The concern may be higher in Thailand, where falling domestic demand and a constrained state budget are threatening to slow down the economy. While Malaysia and Thailand are much more economically stable now than they were in 1997, they are still concerned about their exposure to foreign markets and their need to move up the value chain.
Vietnam is similarly worried. Despite its capital control, the country is still recovering from the financial turmoil of 2009, when the global slowdown exposed the country's structural deficiencies. Sharp currency depreciation, fleeing capital, soaring inflationary pressure and a banking crisis were among its many problems. Over the past two years, Hanoi's efforts to rein in credit, increase productivity and restructure financial markets have helped stabilize the economy. However, with the country's persisting trade deficit and high exposure to speculative investment, the redirecting of global liquidity could put additional pressure on Vietnam as it corrects its economy and restructures state corporations and financial markets.

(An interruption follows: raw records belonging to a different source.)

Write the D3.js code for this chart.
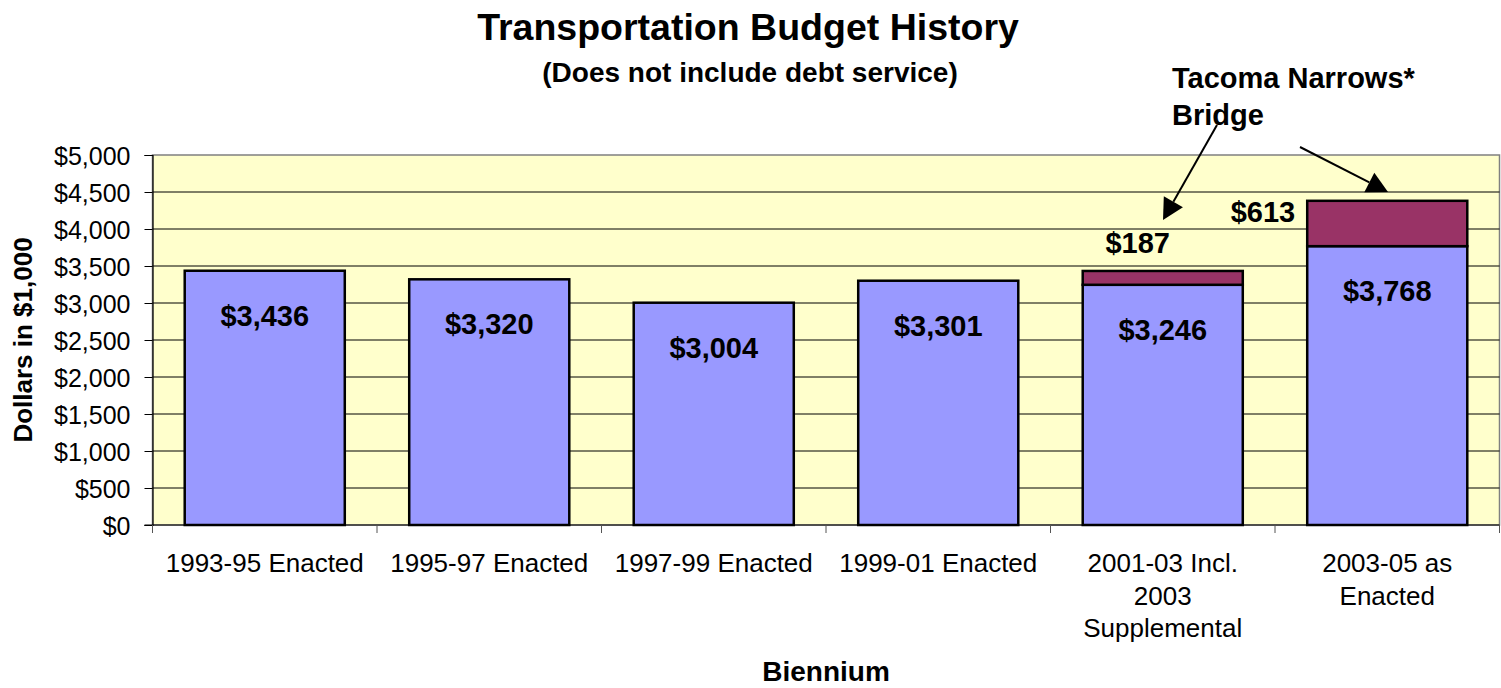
<!DOCTYPE html>
<html>
<head>
<meta charset="utf-8">
<script src="https://cdn.jsdelivr.net/npm/d3@7"></script>
<style>
  body { margin: 0; background: #fff; }
  text { font-family: Arial, "Liberation Sans", sans-serif; fill: #000; }
</style>
</head>
<body>
<div id="chart"></div>
<script>
// chart data
const categories = ["1993-95 Enacted", "1995-97 Enacted", "1997-99 Enacted", "1999-01 Enacted",
  "2001-03 Incl.\n2003\nSupplemental", "2003-05 as\nEnacted"];
const baseBudget = [3436, 3320, 3004, 3301, 3246, 3768];
const bridgeBudget = [0, 0, 0, 0, 187, 613];
const yTicks = [0, 500, 1000, 1500, 2000, 2500, 3000, 3500, 4000, 4500, 5000];

var width = 1501, height = 688;
var margin = {top: 155, right: 1.5, bottom: 163, left: 152.5};

var svg = d3.select("#chart").append("svg")
    .attr("width", width)
    .attr("height", height);

var x = d3.scaleBand()
    .domain(categories)
    .range([margin.left, width - margin.right])
    .paddingInner(0.287)
    .paddingOuter(0.1435);

var y = d3.scaleLinear()
    .domain([0, 5000])
    .range([height - margin.bottom, margin.top]);

var fmt = d => "$" + d3.format(",")(d);

// plot background
svg.append("rect")
    .attr("x", margin.left).attr("y", y(5000))
    .attr("width", width - margin.right - margin.left)
    .attr("height", y(0) - y(5000))
    .attr("fill", "#FFFFCC")
    .attr("stroke", "#808080")
    .attr("stroke-width", 1.5);

// gridlines
svg.append("g").selectAll("line")
    .data(yTicks.filter(d => d > 0 && d < 5000))
  .enter().append("line")
    .attr("x1", margin.left).attr("x2", width - margin.right)
    .attr("y1", d => y(d)).attr("y2", d => y(d))
    .attr("stroke", "#000").attr("stroke-width", 1);

// y axis
var yAxis = svg.append("g")
    .attr("transform", "translate(" + margin.left + ",0)")
    .call(d3.axisLeft(y).tickValues(yTicks).tickFormat(fmt).tickSize(8).tickPadding(14));
yAxis.select(".domain").attr("stroke", "#000").attr("stroke-width", 1.2);
yAxis.selectAll(".tick line").attr("stroke", "#000");
yAxis.selectAll("text").style("font-size", "25px").attr("dy", "0.36em");

// x axis: ticks at category boundaries
var step = x.step();
var bounds = d3.range(categories.length + 1).map(i => margin.left + i * step);
svg.append("line")
    .attr("x1", margin.left - 8).attr("x2", width - margin.right)
    .attr("y1", y(0)).attr("y2", y(0))
    .attr("stroke", "#000").attr("stroke-width", 1.2);
svg.append("g").selectAll("line")
    .data(bounds)
  .enter().append("line")
    .attr("x1", d => d).attr("x2", d => d)
    .attr("y1", y(0)).attr("y2", y(0) + 8)
    .attr("stroke", "#555").attr("stroke-width", 1);

// category labels
var catLabel = svg.append("g").selectAll("text")
    .data(categories)
  .enter().append("text")
    .attr("text-anchor", "middle")
    .style("font-size", "26px")
    .attr("transform", d => "translate(" + (x(d) + x.bandwidth() / 2) + "," + (y(0) + 47) + ")");
catLabel.each(function(d) {
  var t = d3.select(this);
  d.split("\n").forEach((line, i) => {
    t.append("tspan").attr("x", 0).attr("y", i * 32.5).text(line);
  });
});

// stacked bars
var barData = categories.map((c, i) => ({cat: c, base: baseBudget[i], bridge: bridgeBudget[i]}));

svg.append("g").selectAll("rect")
    .data(barData)
  .enter().append("rect")
    .attr("x", d => x(d.cat))
    .attr("y", d => y(d.base))
    .attr("width", x.bandwidth())
    .attr("height", d => y(0) - y(d.base))
    .attr("fill", "#9999FF")
    .attr("stroke", "#000").attr("stroke-width", 2.5);

svg.append("g").selectAll("rect")
    .data(barData.filter(d => d.bridge > 0))
  .enter().append("rect")
    .attr("x", d => x(d.cat))
    .attr("y", d => y(d.base + d.bridge))
    .attr("width", x.bandwidth())
    .attr("height", d => y(d.base) - y(d.base + d.bridge))
    .attr("fill", "#993366")
    .attr("stroke", "#000").attr("stroke-width", 2.5);

// value labels inside bars
svg.append("g").selectAll("text")
    .data(barData)
  .enter().append("text")
    .attr("x", d => x(d.cat) + x.bandwidth() / 2)
    .attr("y", d => y(d.base) + 55)
    .attr("text-anchor", "middle")
    .style("font-size", "29px").style("font-weight", "bold")
    .text(d => fmt(d.base));

// bridge labels
var b5 = barData[4], b6 = barData[5];
svg.append("text")
    .attr("x", x(b5.cat) + x.bandwidth() / 2 - 25)
    .attr("y", y(b5.base + b5.bridge) - 18)
    .attr("text-anchor", "middle")
    .style("font-size", "29px").style("font-weight", "bold")
    .text(fmt(b5.bridge));
svg.append("text")
    .attr("x", x(b6.cat) - 12)
    .attr("y", y(b6.base + b6.bridge) + 21)
    .attr("text-anchor", "end")
    .style("font-size", "29px").style("font-weight", "bold")
    .text(fmt(b6.bridge));

// annotation arrows
function arrow(x1, y1, x2, y2) {
  var dx = x2 - x1, dy = y2 - y1, len = Math.sqrt(dx * dx + dy * dy);
  var ux = dx / len, uy = dy / len, hl = 21, hw = 11;
  var bx = x2 - ux * hl, by = y2 - uy * hl;
  svg.append("line")
      .attr("x1", x1).attr("y1", y1).attr("x2", bx).attr("y2", by)
      .attr("stroke", "#000").attr("stroke-width", 2);
  svg.append("path")
      .attr("d", "M" + x2 + "," + y2 + "L" + (bx - uy * hw) + "," + (by + ux * hw)
        + "L" + (bx + uy * hw) + "," + (by - ux * hw) + "Z")
      .attr("fill", "#000");
}
arrow(1217, 125, 1163, 220);
arrow(1300, 147, 1388, 192);

svg.append("text")
    .attr("x", 1172).attr("y", 88)
    .style("font-size", "29px").style("font-weight", "bold")
    .text("Tacoma Narrows*");
svg.append("text")
    .attr("x", 1172).attr("y", 125)
    .style("font-size", "29px").style("font-weight", "bold")
    .text("Bridge");

// titles
svg.append("text")
    .attr("x", 748).attr("y", 40)
    .attr("text-anchor", "middle")
    .style("font-size", "37.5px").style("font-weight", "bold")
    .text("Transportation Budget History");
svg.append("text")
    .attr("x", 750).attr("y", 82)
    .attr("text-anchor", "middle")
    .style("font-size", "28px").style("font-weight", "bold")
    .text("(Does not include debt service)");

svg.append("text")
    .attr("x", (margin.left + width - margin.right) / 2).attr("y", 681)
    .attr("text-anchor", "middle")
    .style("font-size", "28px").style("font-weight", "bold")
    .text("Biennium");

svg.append("text")
    .attr("transform", "translate(32," + (y(0) + y(5000)) / 2 + ") rotate(-90)")
    .attr("text-anchor", "middle")
    .style("font-size", "26px").style("font-weight", "bold")
    .text("Dollars in $1,000");
</script>
</body>
</html>
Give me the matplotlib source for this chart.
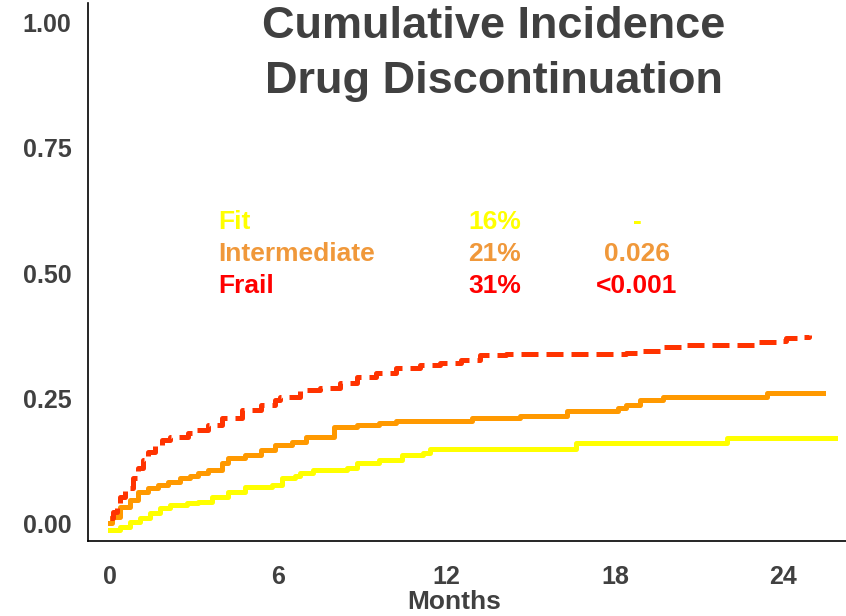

Notably, the Philippines may actually benefit from a weaker currency, which would help exports. Remittances amounted to more than 40 percent of total exports — critical for a country that maintains a fairly consistent trade deficit and relies on intermittent financial inflows. However, in the long term, these dependencies may further expose the Philippines to global economic maladies — recessions could cause remittances to decline. Should the global economy slow down again, it would add more pressure to the already tight domestic market
It is unclear what will happen if the global economy continues to recover, but a reduction in global liquidity could lead to a structural shift in Southeast Asian economies. Regional contagion is unlikely, and so in the coming years these countries will have to manage a deft response to the paradox that continued U.S. growth boosts trade but simultaneously compels U.S. authorities to wind down the stimulus that has boosted capital flows into Asia.